We have had front row seats for one of the most precious miracles I can imagine: a church revived. It takes a mystical blend of the Holy Trinity, the faith and effort of many people, and money. I’m not going to lie, you need boatloads of all three ingredients. While you’re waiting for those ships to come in, you learn the power of praying things that sound like modern day psalms, “God, come on! You told us to do this! COME. ON. You’re so powerful! You MADE EVERYTHING. You can DO ANYTHING. Please, do this for us. We know you won’t let us down now, Lord!” Good, holy prayers come later, after all these honest ones grease the wheels a bit.
All along the way, we are also learning who the Church is meant to be in the world.
The simplest acts can often be the hardest to do in life. Loving people is easy in theory, and very messy in practice. If they’re victorious, you make a run for Jesus with them. If they’re prickly, you draw good boundaries and give them some grace. But if they’re grieving, you hold hands, you take meals, you talk about the pain, you sit in silence, you pray in tears. But the sadness wears on you. And in these days of tragedy and constant media coverage, the sadness is everywhere.

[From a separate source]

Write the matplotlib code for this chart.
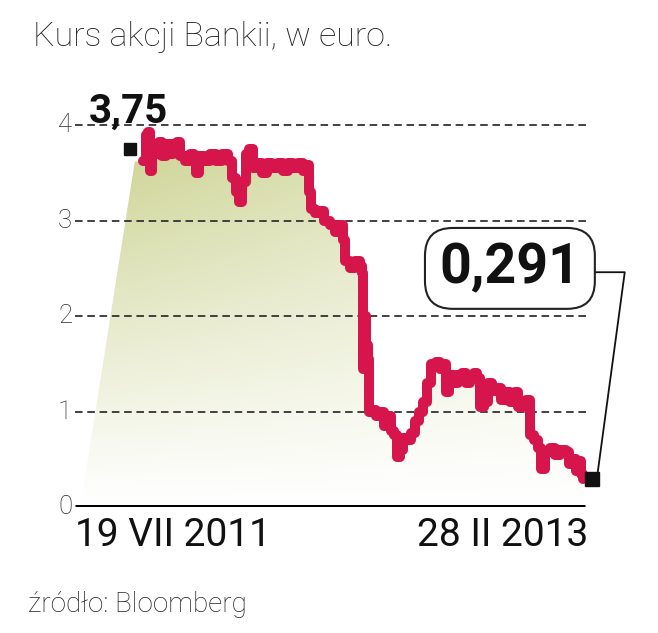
import numpy as np
import matplotlib
matplotlib.use("Agg")
import matplotlib.pyplot as plt
from matplotlib import font_manager
from matplotlib.patches import Polygon

# days counted from 19 VII 2011 (last one is 28 II 2013)
days = [0, 4, 7, 9, 12, 17, 21, 25, 31, 36, 40, 46, 50, 56, 63, 68, 71, 75,
        82, 90, 98, 106, 114, 119, 125, 129, 133, 138, 142, 147, 153, 160,
        166, 173, 181, 188, 194, 201, 208, 215, 220, 223, 225, 231, 237, 243,
        251, 257, 264, 268, 271, 278, 284, 291, 294, 295, 296, 299, 302, 303,
        307, 312, 318, 323, 329, 333, 337, 341, 345, 349, 354, 359, 365, 370,
        375, 381, 386, 393, 398, 402, 406, 410, 417, 422, 428, 433, 438, 444,
        448, 452, 457, 463, 468, 475, 480, 485, 492, 499, 503, 508, 514, 519,
        524, 530, 534, 539, 546, 552, 559, 567, 571, 577, 581, 585, 587, 590]
price = [3.62, 3.90, 3.93, 3.52, 3.80, 3.70, 3.82, 3.68, 3.80, 3.70, 3.80,
         3.82, 3.68, 3.62, 3.70, 3.62, 3.50, 3.68, 3.62, 3.70, 3.62, 3.70,
         3.62, 3.45, 3.30, 3.20, 3.40, 3.70, 3.75, 3.55, 3.60, 3.50, 3.60,
         3.55, 3.60, 3.52, 3.60, 3.55, 3.60, 3.52, 3.58, 3.30, 3.12, 3.08,
         3.10, 3.00, 2.95, 2.88, 2.95, 2.80, 2.58, 2.50, 2.58, 2.52, 2.45,
         1.45, 2.00, 1.70, 1.55, 1.00, 1.02, 0.95, 1.00, 0.85, 0.95, 0.80,
         0.75, 0.52, 0.60, 0.72, 0.70, 0.78, 0.90, 1.00, 1.10, 1.30, 1.50,
         1.52, 1.45, 1.50, 1.20, 1.38, 1.30, 1.38, 1.40, 1.30, 1.38, 1.40,
         1.35, 1.05, 1.10, 1.30, 1.22, 1.25, 1.12, 1.20, 1.10, 1.20, 1.05,
         1.10, 1.12, 0.75, 0.70, 0.62, 0.40, 0.58, 0.62, 0.55, 0.60, 0.58,
         0.45, 0.50, 0.38, 0.48, 0.35, 0.29]

yticks = [0, 1, 2, 3, 4]
date_labels = ["19 VII 2011", "28 II 2013"]
first_val, last_val = 3.75, 0.291
first_lbl, last_lbl = "3,75", "0,291"

RED = "#d5154b"
GREEN = np.array([204, 211, 146]) / 255.0


def pick(*names):
    have = {f.name for f in font_manager.fontManager.ttflist}
    for n in names:
        if n in have:
            return n
    return "DejaVu Sans"


NARROW = pick("Liberation Sans Narrow", "Roboto", "DejaVu Sans")
plt.rcParams["font.family"] = [NARROW, "DejaVu Sans"]

fig = plt.figure(figsize=(6.58, 6.33), dpi=100)
ax = fig.add_axes([0.114, 0.199, 0.7796, 0.6635])
ax.set_xlim(-91.2, 596.7)
ax.set_ylim(0, 4.4)
ax.axis("off")

# gradient fill under the line (step path + decorative slanted left edge)
sx = np.repeat(days, 2)[1:]
sy = np.repeat(price, 2)[:-1]
verts = [(-84, 0), (-11, price[0])] + list(zip(sx, sy)) + [(days[-1], 0)]
poly = Polygon(verts, closed=True, facecolor="none", edgecolor="none")
ax.add_patch(poly)
h, w = 200, 200
yy, xx = np.mgrid[0:h, 0:w]
vert = (1 - yy / (h - 1)) ** 1.1       # top row = 1
horiz = 1 - 0.55 * (xx / (w - 1))
inten = np.clip(vert * horiz * 1.08, 0, 1)
img = np.ones((h, w, 3)) * (1 - inten[..., None]) + GREEN * inten[..., None]
im = ax.imshow(img, extent=(-84, days[-1], 0, 3.95), aspect="auto",
               origin="upper", zorder=1, interpolation="bilinear")
im.set_clip_path(poly)

for t in yticks[1:]:
    ax.plot([-91.2, 596.7], [t, t], color="#333333", lw=1.3,
            dashes=(4.2, 2.6), zorder=2)
ax.plot([-91.2, 593], [0, 0], color="black", lw=3.6, solid_capstyle="butt",
        zorder=3)

ax.plot(days, price, color=RED, lw=7.2, drawstyle="steps-post",
        solid_joinstyle="round", solid_capstyle="round", zorder=4)

for t in yticks:
    ax.text(-95, t, str(t), ha="right", va="center", fontsize=18.5,
            fontweight="light", color="#2a2a2a")

# start marker + label
ax.plot([-17], [first_val], marker="s", ms=9, color="#111111", zorder=5,
        clip_on=False)
ax.text(-20, 4.03, first_lbl, ha="center", va="baseline", fontsize=29,
        fontweight="bold", color="#111111", zorder=5)

# end marker, callout box and connector
ax.plot([602], [last_val], marker="s", ms=10, color="#111111", zorder=5,
        clip_on=False)
ax.plot([603.5, 646, 609], [2.46, 2.46, 0.32], color="#111111", lw=1.3,
        zorder=5, clip_on=False)
ax.text(492, 2.50, last_lbl, ha="center", va="center", fontsize=40,
        fontweight="bold", color="#111111", zorder=6,
        bbox=dict(boxstyle="round,pad=0.26,rounding_size=0.5",
                  fc="white", ec="#222222", lw=1.5))

ax.text(-91.2, -0.1, date_labels[0], ha="left", va="top", fontsize=28,
        color="#111111")
ax.text(596.7, -0.1, date_labels[1], ha="right", va="top", fontsize=28,
        color="#111111")

fig.text(0.050, 0.942, "Kurs akcji Bankii, w euro.", ha="left", va="center",
         fontsize=24.5, fontweight="light", color="#222222")
fig.text(0.043, 0.045, "źródło: Bloomberg", ha="left", va="center",
         fontsize=20, fontweight="light", color="#222222")

fig.savefig("out.png", dpi=100, facecolor="white")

So we live Colossians 1:24. God continually shows us in new ways to rejoice in what we suffer, filling up in our own selves as much of the aching sorrow this world offers us, so that what the world needs of Christ can be brought through the love we share. This chance to offer Christ to others is also a gift.
Even though I don’t think I ever “wanted” to be a pastor’s wife, there is probably only one thing I would tell myself on that trip back in time:
“You will love where this path leads. (Also, keep your overalls. No fashion trend is ever dead.)”
Ok, fine. I would tell myself two things.